Both marginal and narrow diphthongs are composed of parts that agree in being front (ɪi ɛi) or central/back (ʉu əu). Unlike them, wide diphthongs are composed of parts that disagree in the front–back dimension: front a with back u yield au, back o and ɑ with front i yield oi and ɑi.»The diphthong ɑi is transcribed as ʌi by some authors. Note that ʌ and ɑ share their cell in the vowel chart above. Thus the two halves of wide diphthongs are far from each other in the vowel chart.

Minimal pairs for the diphthongs may be selected from the following list: bee bɪi, bay bɛi, bye bɑi, boy boi, boo bʉu, bow bəu, and bow bau.


The consonant inventories of different English accents are quite similar, at least as compared to their vowel inventories, but of course differences do occur. We will mention some of these too.

In the chart below each column stands for a place of articulation, and each line for a manner of articulation. The basic dichotomy of consonants is the split into obstruents and sonorants. Obstruents are “strong” consonants, while sonorants are less consonantal and accordingly more vowel-like consonants. Sonorants are vowel-like, for example, in that they may function as the head of syllables, a function typically taken by vowels. Such a sonorant is called a syllabic consonant (eg little lɪtəl or lɪtḷ, in the second transcription, the second syllable, tḷ, contains a syllabic l).

Obstruents in English — like in many other languages — form two series, usually referred to as voiceless and voiced. The situation is more complex, but it holds that all and only obstruents show this two-way contrast. The chart below contains two symbols in the cells of the first three lines, which contain the obstruents, a voiceless and a voiced obstruent.»Some consider h a fricative, hence an obstruent. Note though that it has no voiced counterpart, and, more importantly, we will see that its behaviour groups it with glides.

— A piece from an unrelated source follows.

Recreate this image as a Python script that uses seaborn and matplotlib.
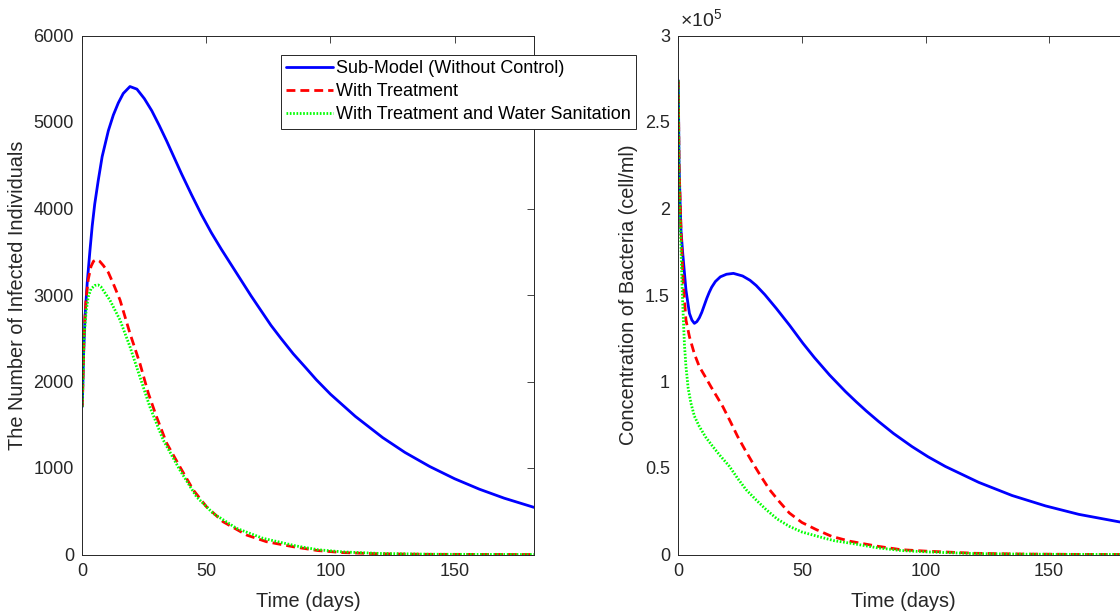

l   a   b   i   a   lc   o   r   o   n   a   lb   a   c   k
obstruentplosivep bt dk g
affricateʧ ʤ
fricativef vθ ðs zʃ ʒ

The chart above is rather holey, many possibilities are not taken by any segment. This is because it gives the phonetic properties of segments, details with great precision, so it includes many different categories. We will see below that for our phonological purposes, like phonotactic constraints and natural classes, such precision is unnecessary.

We may notice that bilabial, labiodental, and labiovelar consonants are in complementary distribution with respect to their manners of articulation: only the fricatives are labiodental, only the approximant is labiovelar, the plosives and the nasal stop are bilabial. This allows us to merge these three columns: we can tell the precise place of articulation from the manner of articulation in the case of labial consonants. The same can be done with the velar consonants and the glottal h, too. In the case of the coronal consonants no such merger is possible, since we find fricatives and approximants at three different places of articulation, and these three places are not the same three places. Nevertheless, the behaviour of these segments suggests that postalveolars and palatals should be merged, leaving us with two segments, r and j in the same cell (although they are not a voiceless–voiced pair as in all the other cells, which contain obstruents). The two affricates (ʧ ʤ) are in fact sometimes considered plosives, in any case, in English they can easily be merged with that category. Liquids and glides may likewise be merged, yielding the following, much more compact chart.

labialc   o   r   o   n   a   lback
obstruentplosivep bt dʧ ʤk g
fricativef vθ ðs zʃ ʒ
approximantwlr jh

In this categorization labial and alveolar consonants occur at each of the remaining four broad manner categories (plosive, fricative, nasal, approximant). There is no palatal nasal in English. Of dentals we only have fricatives and of back consonants we only lack fricatives. Although merging dentals and back consonants would leave us with an almost perfectly saturated chart, this is undesirable for both phonetic (these places of articulation are phonetically dissimilar, far from each other) and phonological reason (their behaviour does not justify putting them in the same set, ie they are not a natural class).